**Records for the task**.
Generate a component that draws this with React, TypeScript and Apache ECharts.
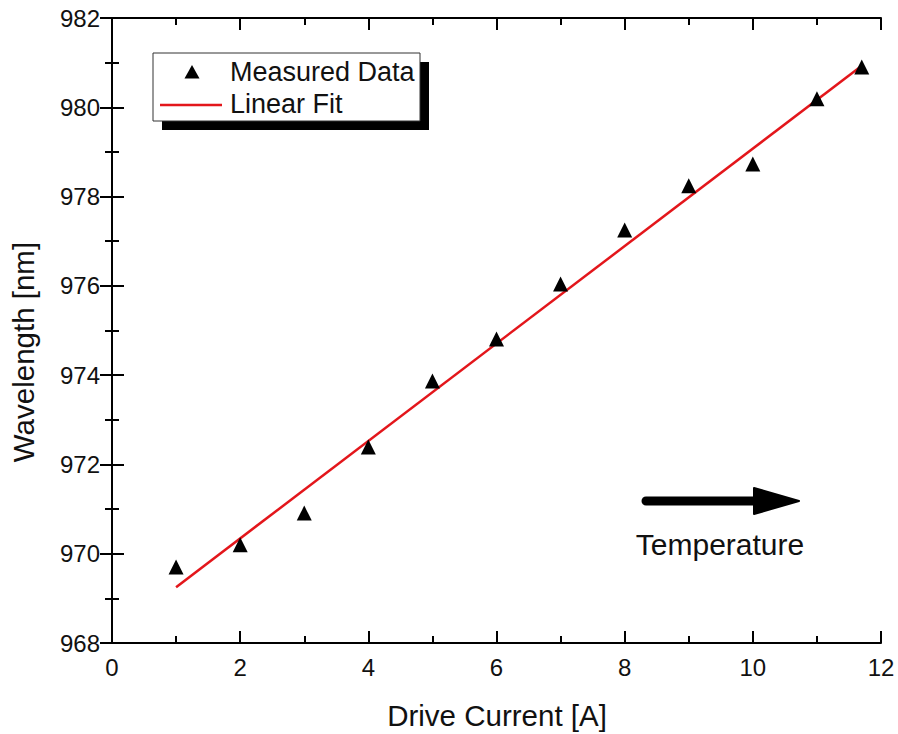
import React, { useEffect, useRef } from "react";
import * as echarts from "echarts";

const driveCurrent = [1, 2, 3, 4, 5, 6, 7, 8, 9, 10, 11, 11.7];
const wavelength = [969.7, 970.2, 970.91, 972.39, 973.87, 974.81, 976.04, 977.25, 978.24, 978.73, 980.19, 980.9];
const fitX = [1, 11.7];
const fitY = [969.25, 980.93];
const xTicks = { min: 0, max: 12, interval: 2 };
const yTicks = { min: 968, max: 982, interval: 2 };
const legendLabels = ["Measured Data", "Linear Fit"];
const xTitle = "Drive Current [A]";
const yTitle = "Wavelength [nm]";
const noteText = "Temperature";

const FONT = "'Liberation Sans', Arial, Helvetica, sans-serif";
const RED = "#e3161b";

export default function App() {
  const ref = useRef<HTMLDivElement>(null);
  useEffect(() => {
    if (!ref.current) return;
    const chart = echarts.init(ref.current, null, { renderer: "svg" });
    const axisCommon = (showLabel: boolean) => ({
      axisLine: { show: true, lineStyle: { color: "#000", width: 2 } },
      axisTick: { show: true, inside: true, length: 12, lineStyle: { color: "#000", width: 2 } },
      minorTick: { show: true, splitNumber: 2, length: 7, lineStyle: { color: "#000", width: 2 } },
      splitLine: { show: false },
      axisLabel: {
        show: showLabel,
        color: "#111",
        fontSize: 24,
        fontFamily: FONT,
        margin: 12,
      },
    });
    const pts = driveCurrent.map((x, i) => [x, wavelength[i]]);
    const fit = fitX.map((x, i) => [x, fitY[i]]);
    chart.setOption({
      animation: false,
      backgroundColor: "#fff",
      grid: { left: 112, top: 18, width: 769, height: 625, outerBoundsMode: "none", containLabel: false },
      xAxis: [
        { type: "value", position: "bottom", ...xTicks, ...axisCommon(true) },
        { type: "value", position: "top", ...xTicks, ...axisCommon(false) },
      ],
      yAxis: [
        { type: "value", position: "left", ...yTicks, ...axisCommon(true) },
        { type: "value", position: "right", ...yTicks, ...axisCommon(false) },
      ],
      series: [
        {
          name: legendLabels[1],
          type: "line",
          data: fit,
          showSymbol: false,
          symbol: "none",
          lineStyle: { color: RED, width: 2.5 },
          z: 2,
        },
        {
          name: legendLabels[0],
          type: "scatter",
          data: pts,
          symbol: "triangle",
          symbolSize: 15,
          itemStyle: { color: "#000", opacity: 1 },
          z: 3,
        },
      ],
      graphic: [
        // legend shadow and box
        { type: "rect", shape: { x: 162, y: 62, width: 267, height: 68 }, style: { fill: "#000" }, z: 10 },
        { type: "rect", shape: { x: 153, y: 53, width: 267, height: 68 }, style: { fill: "#fff", stroke: "#333", lineWidth: 1 }, z: 11 },
        { type: "polygon", shape: { points: [[192, 65], [199.5, 78.5], [184.5, 78.5]] }, style: { fill: "#000" }, z: 12 },
        { type: "line", shape: { x1: 160, y1: 105, x2: 222, y2: 105 }, style: { stroke: RED, lineWidth: 2.5 }, z: 12 },
        { type: "text", x: 230, y: 72, style: { text: legendLabels[0], font: `27px ${FONT}`, fill: "#111", verticalAlign: "middle", align: "left" }, z: 12 },
        { type: "text", x: 230, y: 104, style: { text: legendLabels[1], font: `27px ${FONT}`, fill: "#111", verticalAlign: "middle", align: "left" }, z: 12 },
        // temperature arrow
        { type: "line", shape: { x1: 646, y1: 501, x2: 762, y2: 501 }, style: { stroke: "#000", lineWidth: 9, lineCap: "round" }, z: 12 },
        { type: "polygon", shape: { points: [[754, 488], [799, 501], [754, 514]] }, style: { fill: "#000", stroke: "#000", lineWidth: 2, lineJoin: "round" }, z: 12 },
        { type: "text", x: 720, y: 544, style: { text: noteText, font: `30px ${FONT}`, fill: "#111", align: "center", verticalAlign: "middle" }, z: 12 },
        // axis titles
        { type: "text", x: 497, y: 715, style: { text: xTitle, font: `29.5px ${FONT}`, fill: "#111", align: "center", verticalAlign: "middle" }, z: 12 },
        { type: "text", x: 23, y: 352, rotation: Math.PI / 2, style: { text: yTitle, font: `29.5px ${FONT}`, fill: "#111", align: "center", verticalAlign: "middle" }, z: 12 },
      ],
    });
    return () => chart.dispose();
  }, []);
  return <div ref={ref} style={{ width: 898, height: 734, position: "absolute", left: 0, top: 0 }} />;
}
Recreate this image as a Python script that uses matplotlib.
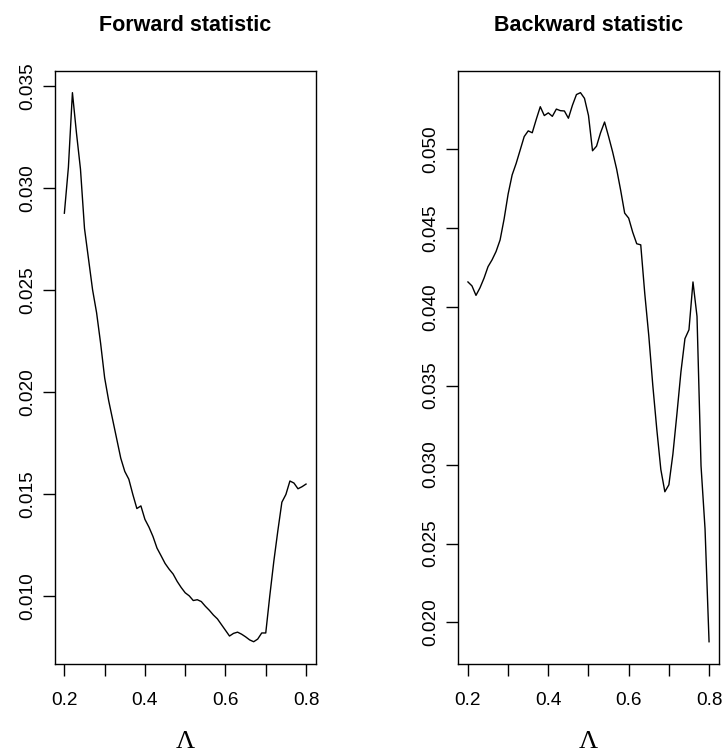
import matplotlib
matplotlib.use("Agg")
from matplotlib import pyplot as plt
import numpy as np

# grid of Lambda values (0.20 .. 0.80 by 0.01)
lam = np.round(np.arange(0.20, 0.8001, 0.01), 2)

forward = [0.02877, 0.03102, 0.03468, 0.03271, 0.03093, 0.02802, 0.02652, 0.02502,
           0.02389, 0.02239, 0.02070, 0.01958, 0.01864, 0.01770, 0.01676, 0.01611,
           0.01573, 0.01498, 0.01429, 0.01442, 0.01376, 0.01338, 0.01292, 0.01235,
           0.01198, 0.01160, 0.01132, 0.01108, 0.01072, 0.01042, 0.01016, 0.01001,
           0.00978, 0.00982, 0.00973, 0.00950, 0.00930, 0.00907, 0.00888, 0.00860,
           0.00832, 0.00804, 0.00817, 0.00823, 0.00813, 0.00800, 0.00785, 0.00776,
           0.00789, 0.00819, 0.00819, 0.01001, 0.01170, 0.01320, 0.01460, 0.01498,
           0.01564, 0.01554, 0.01526, 0.01536, 0.01549]

backward = [0.04157, 0.04132, 0.04072, 0.04120, 0.04181, 0.04254, 0.04297, 0.04350,
            0.04423, 0.04556, 0.04714, 0.04835, 0.04908, 0.04993, 0.05078, 0.05114,
            0.05102, 0.05187, 0.05267, 0.05211, 0.05228, 0.05206, 0.05252, 0.05242,
            0.05240, 0.05194, 0.05276, 0.05344, 0.05356, 0.05320, 0.05211, 0.04988,
            0.05017, 0.05102, 0.05170, 0.05078, 0.04981, 0.04872, 0.04738, 0.04593,
            0.04561, 0.04472, 0.04399, 0.04392, 0.04084, 0.03817, 0.03502, 0.03222,
            0.02969, 0.02828, 0.02872, 0.03066, 0.03320, 0.03587, 0.03798, 0.03854,
            0.04157, 0.03939, 0.02993, 0.02593, 0.01878]

xticks = [0.2, 0.3, 0.4, 0.5, 0.6, 0.7, 0.8]
xticklabels = ["0.2", "", "0.4", "", "0.6", "", "0.8"]
fwd_yticks = [0.010, 0.015, 0.020, 0.025, 0.030, 0.035]
bwd_yticks = [0.020, 0.025, 0.030, 0.035, 0.040, 0.045, 0.050]

plt.rcParams['font.family'] = ['Liberation Sans', 'DejaVu Sans']

fig = plt.figure(figsize=(7.24, 7.54), dpi=100)


def r_lim(v):
    # R style 4% axis expansion
    lo, hi = min(v), max(v)
    d = (hi - lo) * 0.04
    return lo - d, hi + d


def panel(rect, y, yticks, title):
    ax = fig.add_axes(rect)
    ax.plot(lam, y, color="black", linewidth=1.0)
    ax.set_xlim(r_lim(lam))
    ax.set_ylim(r_lim(y))
    ax.set_xticks(xticks)
    ax.set_xticklabels(xticklabels)
    ax.set_yticks(yticks)
    ax.set_yticklabels(["%.3f" % t for t in yticks], rotation=90, va="center")
    ax.tick_params(axis="both", length=8.4, width=1.0, labelsize=13.7, color="black")
    ax.tick_params(axis="x", pad=12)
    ax.tick_params(axis="y", pad=5)
    for s in ax.spines.values():
        s.set_linewidth(1.0)
    ax.set_title(title, fontsize=15.5, fontweight="bold", pad=28.8)
    ax.set_xlabel("Λ", fontsize=19, family=["Liberation Serif", "DejaVu Serif"], labelpad=16)
    return ax


panel([54.7 / 724, 90.3 / 754, 261.0 / 724, 593.0 / 754], forward, fwd_yticks, "Forward statistic")
panel([458.3 / 724, 90.3 / 754, 260.4 / 724, 593.0 / 754], backward, bwd_yticks, "Backward statistic")

plt.savefig("out.png", dpi=100)
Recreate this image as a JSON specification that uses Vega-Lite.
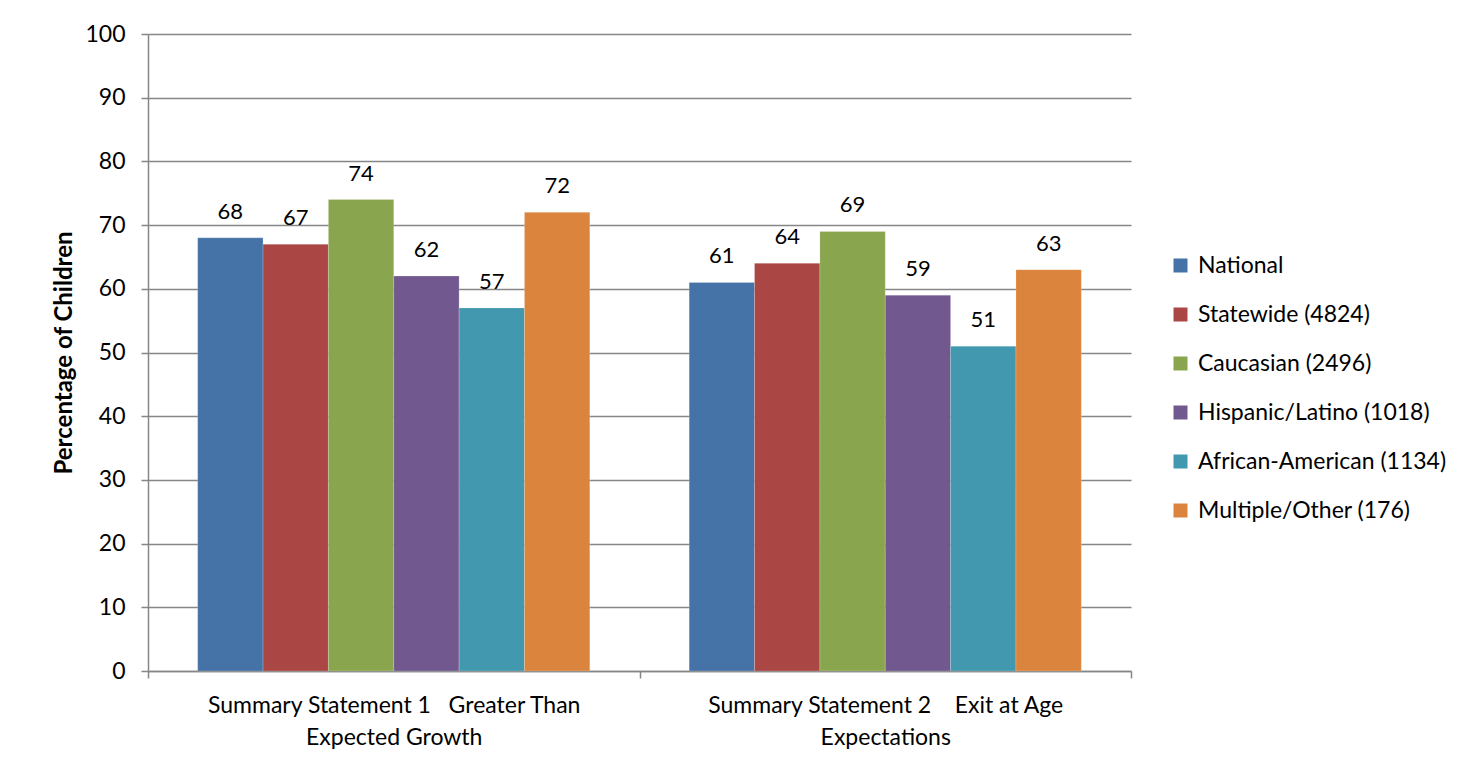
{
  "$schema": "https://vega.github.io/schema/vega-lite/v6.json",
  "width": 983,
  "height": 637,
  "autosize": {"type": "none"},
  "padding": {"left": 148, "top": 34, "right": 335, "bottom": 94},
  "background": "white",
  "config": {
    "font": "Lato",
    "view": {"stroke": null},
    "axis": {"domainColor": "#868686", "tickColor": "#868686", "gridColor": "#868686", "domainWidth": 1.5, "tickWidth": 1.5, "gridWidth": 1.5, "labelColor": "#000000", "titleColor": "#000000"}
  },
  "data": {
    "values": [
      {"cat": "Summary Statement 1\u00a0\u00a0\u00a0Greater Than|Expected Growth", "group": "National", "value": 68},
      {"cat": "Summary Statement 1\u00a0\u00a0\u00a0Greater Than|Expected Growth", "group": "Statewide (4824)", "value": 67},
      {"cat": "Summary Statement 1\u00a0\u00a0\u00a0Greater Than|Expected Growth", "group": "Caucasian (2496)", "value": 74},
      {"cat": "Summary Statement 1\u00a0\u00a0\u00a0Greater Than|Expected Growth", "group": "Hispanic/Latino (1018)", "value": 62},
      {"cat": "Summary Statement 1\u00a0\u00a0\u00a0Greater Than|Expected Growth", "group": "African-American (1134)", "value": 57},
      {"cat": "Summary Statement 1\u00a0\u00a0\u00a0Greater Than|Expected Growth", "group": "Multiple/Other (176)", "value": 72},
      {"cat": "Summary Statement 2\u00a0\u00a0\u00a0\u00a0Exit at Age|Expectations", "group": "National", "value": 61},
      {"cat": "Summary Statement 2\u00a0\u00a0\u00a0\u00a0Exit at Age|Expectations", "group": "Statewide (4824)", "value": 64},
      {"cat": "Summary Statement 2\u00a0\u00a0\u00a0\u00a0Exit at Age|Expectations", "group": "Caucasian (2496)", "value": 69},
      {"cat": "Summary Statement 2\u00a0\u00a0\u00a0\u00a0Exit at Age|Expectations", "group": "Hispanic/Latino (1018)", "value": 59},
      {"cat": "Summary Statement 2\u00a0\u00a0\u00a0\u00a0Exit at Age|Expectations", "group": "African-American (1134)", "value": 51},
      {"cat": "Summary Statement 2\u00a0\u00a0\u00a0\u00a0Exit at Age|Expectations", "group": "Multiple/Other (176)", "value": 63}
    ]
  },
  "encoding": {
    "x": {
      "field": "cat", "type": "nominal", "sort": null,
      "scale": {"paddingInner": 0, "paddingOuter": 0},
      "axis": {"title": null, "labelAngle": 0, "labelExpr": "datum.value ? split(datum.value, '|') : ''", "labelFontSize": 23, "labelLineHeight": 32, "labelPadding": 16, "labelLimit": 600, "tickSize": 7, "tickBand": "extent"}
    },
    "xOffset": {
      "field": "group", "type": "nominal",
      "sort": ["National", "Statewide (4824)", "Caucasian (2496)", "Hispanic/Latino (1018)", "African-American (1134)", "Multiple/Other (176)"],
      "scale": {"paddingInner": 0, "paddingOuter": 0.76}
    },
    "y": {
      "field": "value", "type": "quantitative",
      "scale": {"domain": [0, 100]},
      "axis": {"title": "Percentage of Children", "titleFontSize": 24, "titleFontWeight": "bold", "titlePadding": 8, "values": [0,10,20,30,40,50,60,70,80,90,100], "labelOverlap": false, "labelFontSize": 23, "labelPadding": 16, "tickSize": 7, "grid": true}
    }
  },
  "layer": [
    {
      "mark": {"type": "bar", "stroke": "white", "strokeWidth": 0.5, "strokeOpacity": 0.4},
      "encoding": {
        "color": {
          "field": "group", "type": "nominal",
          "sort": ["National", "Statewide (4824)", "Caucasian (2496)", "Hispanic/Latino (1018)", "African-American (1134)", "Multiple/Other (176)"],
          "scale": {"domain": ["National", "Statewide (4824)", "Caucasian (2496)", "Hispanic/Latino (1018)", "African-American (1134)", "Multiple/Other (176)"], "range": ["#4572A7", "#AA4643", "#89A54E", "#71588F", "#4198AF", "#DB843D"]},
          "legend": {"title": null, "orient": "none", "legendX": 1021, "legendY": 220, "symbolType": "square", "symbolSize": 196, "symbolStrokeWidth": 0, "labelFontSize": 23, "labelLimit": 400, "rowPadding": 25, "labelOffset": 6}
        }
      }
    },
    {
      "mark": {"type": "text", "baseline": "bottom", "dy": -14, "fontSize": 22, "color": "#000000"},
      "encoding": {"text": {"field": "value", "type": "quantitative"}}
    }
  ]
}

**Task details**.
Where a line of the data holds "Recreate", show that line.

**Result for this exercise**.
Recreate this image as a Python script that uses matplotlib.
Recreate this image as a JSON specification that uses Vega-Lite.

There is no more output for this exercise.